### TASK BRIEF
Take the listing from its first line through the line that contains "const colEdges = [0, 349, 506, 693];" and please retype those lines exactly, leaving out the pictures.

### GIVEN MATERIAL
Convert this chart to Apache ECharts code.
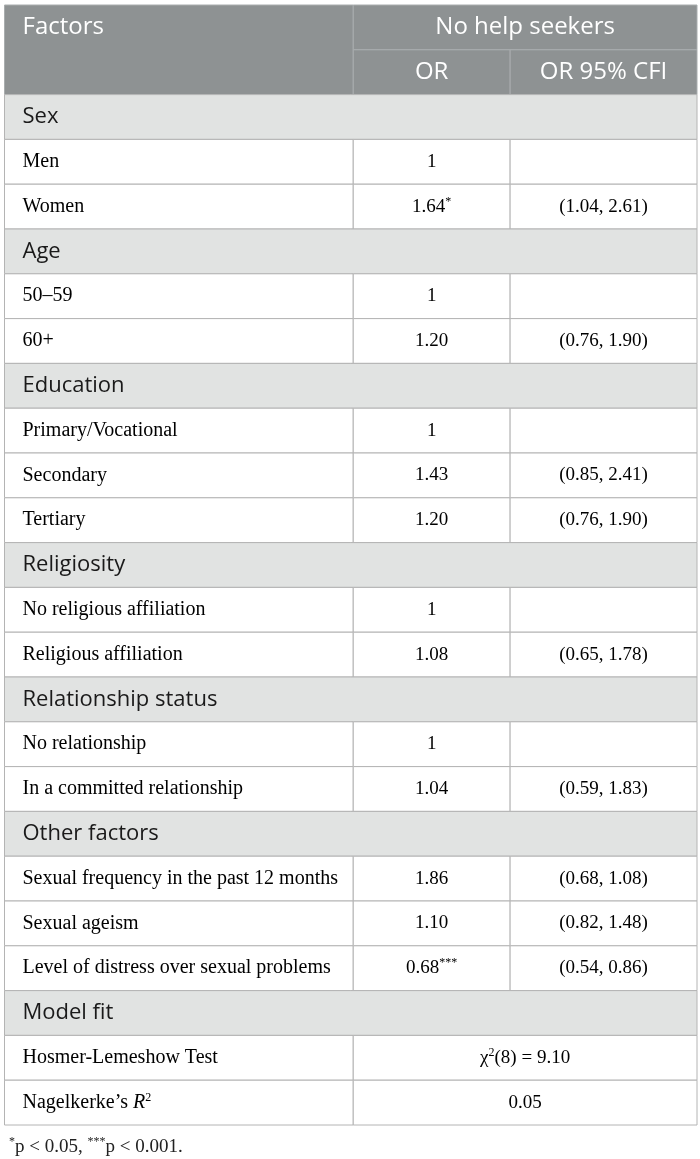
<!DOCTYPE html>
<html>
<head>
<meta charset="utf-8">
<script src="https://cdn.jsdelivr.net/npm/echarts@6/dist/echarts.min.js"></script>
<style>
  html, body { margin: 0; padding: 0; background: #fff; }
  #chart { width: 700px; height: 1159px; }
</style>
</head>
<body>
<div id="chart"></div>
<script>
// table content
const sections = ['Sex', 'Age', 'Education', 'Religiosity', 'Relationship status', 'Other factors'];
const factors = [
  ['Men', 'Women'],
  ['50–59', '60+'],
  ['Primary/Vocational', 'Secondary', 'Tertiary'],
  ['No religious affiliation', 'Religious affiliation'],
  ['No relationship', 'In a committed relationship'],
  ['Sexual frequency in the past 12 months', 'Sexual ageism', 'Level of distress over sexual problems']
];
const oddsRatios = [[1, 1.64], [1, 1.20], [1, 1.43, 1.20], [1, 1.08], [1, 1.04], [1.86, 1.10, 0.68]];
const stars = [['', '*'], ['', ''], ['', '', ''], ['', ''], ['', ''], ['', '', '***']];
const ciLow = [[null, 1.04], [null, 0.76], [null, 0.85, 0.76], [null, 0.65], [null, 0.59], [0.68, 0.82, 0.54]];
const ciHigh = [[null, 2.61], [null, 1.90], [null, 2.41, 1.90], [null, 1.78], [null, 1.83], [1.08, 1.48, 0.86]];
const fitLabels = ['Hosmer-Lemeshow Test', 'Nagelkerke’s '];
const chiDf = 8;
const chiValue = 9.10;
const r2Value = 0.05;

// column edges in x-axis units
const colEdges = [0, 349, 506, 693];

const HEAD_BG = '#8e9293', BAND_BG = '#e1e3e2', LINE = '#b4b4b4';
const SANS = '"Open Sans", sans-serif', SERIF = '"Liberation Serif", serif';

function fmtOR(v) { return v === 1 ? '1' : v.toFixed(2); }

const rows = [{ kind: 'head1' }, { kind: 'head2' }];
sections.forEach((s, i) => {
  rows.push({ kind: 'section', label: s });
  factors[i].forEach((f, j) => {
    rows.push({
      kind: 'factor', label: '{l|' + f + '}',
      or: '{t|' + fmtOR(oddsRatios[i][j]) + '}' + (stars[i][j] ? '{s|' + stars[i][j] + '}' : ''),
      ci: ciLow[i][j] == null ? '' : '{t|(' + ciLow[i][j].toFixed(2) + ', ' + ciHigh[i][j].toFixed(2) + ')}'
    });
  });
});
rows.push({ kind: 'section', label: 'Model fit' });
rows.push({ kind: 'fit', label: '{l|' + fitLabels[0] + '}', value: '{t|χ}{s|2}{t|(' + chiDf + ') = ' + chiValue.toFixed(2) + '}' });
rows.push({ kind: 'fit', label: '{l|' + fitLabels[1] + '}{i|R}{s|2}', value: '{t|' + r2Value.toFixed(2) + '}' });

const serifRich = {
  l: { fontFamily: SERIF, fontSize: 20, color: '#222', lineHeight: 22, fontWeight: 'normal' },
  t: { fontFamily: SERIF, fontSize: 19, color: '#222', lineHeight: 22, fontWeight: 'normal' },
  i: { fontFamily: SERIF, fontSize: 20, color: '#222', lineHeight: 22, fontStyle: 'italic', fontWeight: 'normal' },
  s: { fontFamily: SERIF, fontSize: 12, color: '#222', lineHeight: 12, verticalAlign: 'top', fontWeight: 'normal' }
};

function renderItem(params, api) {
  const r = rows[params.dataIndex];
  const idx = api.value(1);
  const xs = colEdges.map(x => api.coord([x, idx])[0]);
  const y0 = api.coord([0, idx])[1];
  const y1 = api.coord([0, idx + 1])[1];
  const h = y1 - y0;
  const cy = y0 + h / 2;
  const kids = [];
  const box = (xa, xb, ya, yb, fill, stroke) => kids.push({
    type: 'rect', shape: { x: xa, y: ya, width: xb - xa, height: yb - ya },
    style: { fill: fill, stroke: stroke, lineWidth: 1 }
  });
  const txt = (x, text, align, style) => kids.push({
    type: 'text', x: x, y: cy,
    style: Object.assign({ text: text, align: align, verticalAlign: 'middle' }, style)
  });
  const headStyle = { fill: '#fff', fontFamily: SANS, fontSize: 24 };
  const bodyStyle = { rich: serifRich };
  const padL = 18;

  if (r.kind === 'head1') {
    box(xs[0], xs[1], y0, y0 + 2 * h, HEAD_BG, '#a9adae');
    box(xs[1], xs[3], y0, y1, HEAD_BG, '#a9adae');
    txt(xs[0] + padL, 'Factors', 'left', headStyle);
    txt((xs[1] + xs[3]) / 2, 'No help seekers', 'center', headStyle);
  } else if (r.kind === 'head2') {
    box(xs[1], xs[2], y0, y1, HEAD_BG, '#a9adae');
    box(xs[2], xs[3], y0, y1, HEAD_BG, '#a9adae');
    txt((xs[1] + xs[2]) / 2, 'OR', 'center', headStyle);
    txt((xs[2] + xs[3]) / 2, 'OR 95% CFI', 'center', headStyle);
  } else if (r.kind === 'section') {
    box(xs[0], xs[3], y0, y1, BAND_BG, LINE);
    txt(xs[0] + padL, r.label, 'left', { fill: '#1a1a1a', fontFamily: SANS, fontSize: 22 });
  } else if (r.kind === 'factor') {
    box(xs[0], xs[1], y0, y1, '#fff', LINE);
    box(xs[1], xs[2], y0, y1, '#fff', LINE);
    box(xs[2], xs[3], y0, y1, '#fff', LINE);
    txt(xs[0] + padL, r.label, 'left', bodyStyle);
    txt((xs[1] + xs[2]) / 2, r.or, 'center', bodyStyle);
    if (r.ci) txt((xs[2] + xs[3]) / 2, r.ci, 'center', bodyStyle);
  } else {
    box(xs[0], xs[1], y0, y1, '#fff', LINE);
    box(xs[1], xs[3], y0, y1, '#fff', LINE);
    txt(xs[0] + padL, r.label, 'left', bodyStyle);
    txt((xs[1] + xs[3]) / 2, r.value, 'center', bodyStyle);
  }
  return { type: 'group', children: kids };
}

const chart = echarts.init(document.getElementById('chart'), null, { renderer: 'canvas' });
chart.setOption({
  animation: false,
  title: {
    left: 4, top: 1131,
    text: '{s|*}{t|p < 0.05, }{s|***}{t|p < 0.001.}',
    textStyle: { fontWeight: 'normal', rich: serifRich }
  },
  grid: { left: 4.5, top: 5, width: 692.5, height: 1120 },
  xAxis: { type: 'value', min: colEdges[0], max: colEdges[3], show: false },
  yAxis: { type: 'value', min: 0, max: rows.length, inverse: true, show: false },
  series: [{
    type: 'custom',
    renderItem: renderItem,
    clip: false,
    encode: { x: 0, y: 1 },
    data: rows.map((r, i) => [0, i])
  }]
});
</script>
</body>
</html>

### OUTPUT FOR THIS EXERCISE
Convert this chart to Apache ECharts code.
<!DOCTYPE html>
<html>
<head>
<meta charset="utf-8">
<script src="https://cdn.jsdelivr.net/npm/echarts@6/dist/echarts.min.js"></script>
<style>
  html, body { margin: 0; padding: 0; background: #fff; }
  #chart { width: 700px; height: 1159px; }
</style>
</head>
<body>
<div id="chart"></div>
<script>
// table content
const sections = ['Sex', 'Age', 'Education', 'Religiosity', 'Relationship status', 'Other factors'];
const factors = [
  ['Men', 'Women'],
  ['50–59', '60+'],
  ['Primary/Vocational', 'Secondary', 'Tertiary'],
  ['No religious affiliation', 'Religious affiliation'],
  ['No relationship', 'In a committed relationship'],
  ['Sexual frequency in the past 12 months', 'Sexual ageism', 'Level of distress over sexual problems']
];
const oddsRatios = [[1, 1.64], [1, 1.20], [1, 1.43, 1.20], [1, 1.08], [1, 1.04], [1.86, 1.10, 0.68]];
const stars = [['', '*'], ['', ''], ['', '', ''], ['', ''], ['', ''], ['', '', '***']];
const ciLow = [[null, 1.04], [null, 0.76], [null, 0.85, 0.76], [null, 0.65], [null, 0.59], [0.68, 0.82, 0.54]];
const ciHigh = [[null, 2.61], [null, 1.90], [null, 2.41, 1.90], [null, 1.78], [null, 1.83], [1.08, 1.48, 0.86]];
const fitLabels = ['Hosmer-Lemeshow Test', 'Nagelkerke’s '];
const chiDf = 8;
const chiValue = 9.10;
const r2Value = 0.05;

// column edges in x-axis units
const colEdges = [0, 349, 506, 693];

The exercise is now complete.